Developed in the mid-1990s by William Bengen, the 4% rules states that if you begin by withdrawing 4% of your nest egg during your first year of retirement, and then adjust subsequent withdrawals to allow for inflation, you stand a strong chance of having your savings last for a 30-year period. To be fair, the 4% rule does have a pretty solid history of success. On the other hand, it doesn't work for everyone and in fact has its share of flaws. Here are three major problems with the 4% rule you need to be aware of.
1. Interest rates aren't great
Though it's a good idea to invest heavily in stocks during your working years, at which point you have ample opportunity to ride out the market's ups and downs, once retirement gets close, it's smart to shift some investments into safer alternatives -- namely, bonds. In fact, the 4% rule assumes that you'll have a healthy mix of both stocks and bonds in your portfolio during retirement, and that's a big part of the problem.
You see, back when the 4% rule was established, interest rates were considerably higher, which meant bondholders had the ability to generate more low-risk income. These days, however, interest rates are at a low, which means that an investment portfolio with 40% to 50% bonds may not manage to keep pace with inflation in the near term, or even in the long run. In other words, bond interest today isn't what it used to be, and if you hold bonds in retirement, you may not generate enough income to allow for that 4% withdrawal rate.
2. You may need more than 30 years' worth of income
Seniors are living longer these days, and while that's a good thing in theory, it also calls the 4% rule into question. The 4% rule is designed to provide enough income for a 30-year retirement, but those who retire early and live a long life may end up needing more.
According to the Social Security Administration, one out of every four 65-year-olds today will live past the age of 90, while one in 10 will live past 95. If you retire at 62 and live till close to 100, the 4% rule might cause you to come up short later in life, when you're at your most vulnerable.
3. You may have a much shorter retirement than planned
Just as a number of seniors will wind up exceeding the typical older American's life expectancy, unfortunately, there are those who will end up passing away earlier than expected. If your health is poor, or you have reason to believe you won't live a very long life, then the 4% rule might lead you to withdraw less money than what you can afford in retirement.
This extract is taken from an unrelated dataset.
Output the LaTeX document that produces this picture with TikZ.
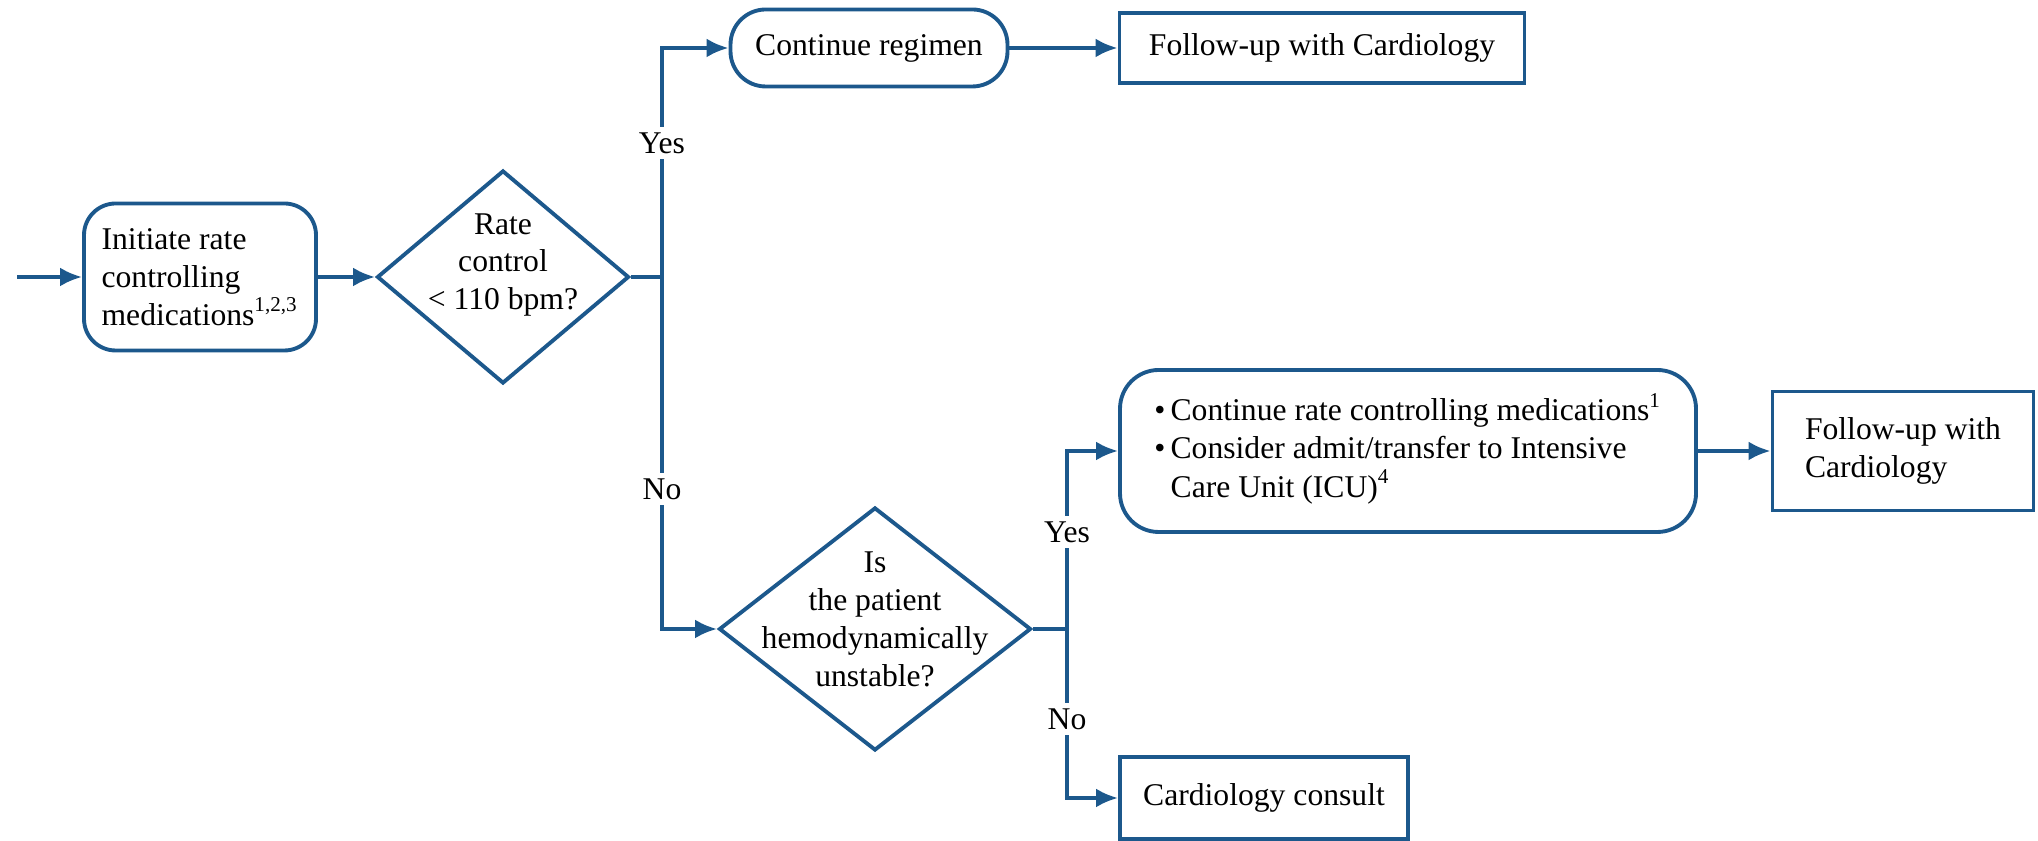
\documentclass[tikz,border=0pt]{standalone}
\usepackage{fontspec}
\setmainfont{Liberation Serif}
\usepackage{tikz}
\usepackage{xcolor}
\usetikzlibrary{positioning,arrows.meta,shapes.geometric,calc}
\definecolor{flowblue}{RGB}{28,88,140}

\begin{document}
\begin{tikzpicture}[
          x=1cm, y=1cm,
          every node/.style={font=\fontsize{9}{10.8}\selectfont},
          rbox/.style={draw=flowblue, line width=1.1pt, rounded corners=9pt, align=left, inner sep=0pt},
          box/.style={draw=flowblue, line width=1.1pt, align=left, inner sep=0pt},
          decision/.style={draw=flowblue, line width=1.1pt, diamond, inner sep=0pt},
          lbl/.style={fill=white, inner sep=1.5pt},
          conn/.style={draw=flowblue, line width=1.1pt},
          arr/.style={conn, -{Latex[length=2.2mm,width=1.9mm]}}
      ]
        \useasboundingbox (0,0) rectangle (20.38,8.41);
        \coordinate (in) at (0.17,5.64);
        \node[rbox, minimum width=2.32cm, minimum height=1.47cm] (init) at (2.00,5.64) {Initiate rate\\controlling\\medications\textsuperscript{1,2,3}};
        \node[decision, minimum width=2.52cm, minimum height=2.13cm,
              label={[align=center, yshift=1.2mm]center:Rate\\control\\< 110 bpm?}] (rate) at (5.03,5.64) {};
        \node[rbox, rounded corners=10pt, minimum width=2.77cm, minimum height=0.77cm] (cont) at (8.69,7.93) {Continue regimen};
        \node[box, minimum width=4.05cm, minimum height=0.70cm] (fu1) at (13.22,7.93) {Follow-up with Cardiology};
        \node[decision, minimum width=3.12cm, minimum height=2.43cm,
              label={[align=center, yshift=1mm]center:Is\\the patient\\hemodynamically\\unstable?}] (unst) at (8.75,2.12) {};
        \node[rbox, rounded corners=11pt, minimum width=5.76cm, minimum height=1.62cm] (icu) at (14.08,3.90) {%
          \begin{tabular}{@{}l@{\,}l@{}}
            \textbullet & Continue rate controlling medications\textsuperscript{1}\\
            \textbullet & Consider admit/transfer to Intensive\\
                        & Care Unit (ICU)\textsuperscript{4}
          \end{tabular}};
        \node[box, minimum width=2.61cm, minimum height=1.19cm] (fu2) at (19.03,3.90) {Follow-up with\\Cardiology};
        \node[box, minimum width=2.88cm, minimum height=0.82cm] (cons) at (12.64,0.43) {Cardiology consult};
        \coordinate (j1) at (6.62,5.64);
        \coordinate (j2) at (10.67,2.12);
        \draw[arr] (in) -- (init);
        \draw[arr] (init) -- (rate);
        \draw[conn] (rate.east) -- (j1);
        \draw[arr] (j1) |- (cont.west);
        \draw[arr] (j1) |- (unst.west);
        \draw[arr] (cont) -- (fu1);
        \draw[conn] (unst.east) -- (j2);
        \draw[arr] (j2) |- (icu.west);
        \draw[arr] (j2) |- (cons.west);
        \draw[arr] (icu) -- (fu2);
        \node[lbl] (yes1) at (6.62,6.98) {Yes};
        \node[lbl] (no1) at (6.62,3.52) {No};
        \node[lbl] (yes2) at (10.67,3.09) {Yes};
        \node[lbl] (no2) at (10.67,1.22) {No};
      \end{tikzpicture}
\end{document}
And while you won't have to worry about running out of funds later in life, you'll lose out on the opportunity to enjoy your savings to the fullest while you are still around.
Though the 4% rule is certainly a decent starting point for establishing a retirement withdrawal strategy, it's not the only approach to consider taking. If you plan to maintain a bond-heavy portfolio, your investments may not support a 4% withdrawal rate, especially if interest rates continue the way they've been going in recent years. Furthermore, if you think your retirement will be considerably longer or shorter than 30 years, you'll want to adjust your strategy accordingly. There's absolutely nothing wrong with using the 4% rule as a guideline, but don't hesitate to play around with it -- especially if your circumstances are unique.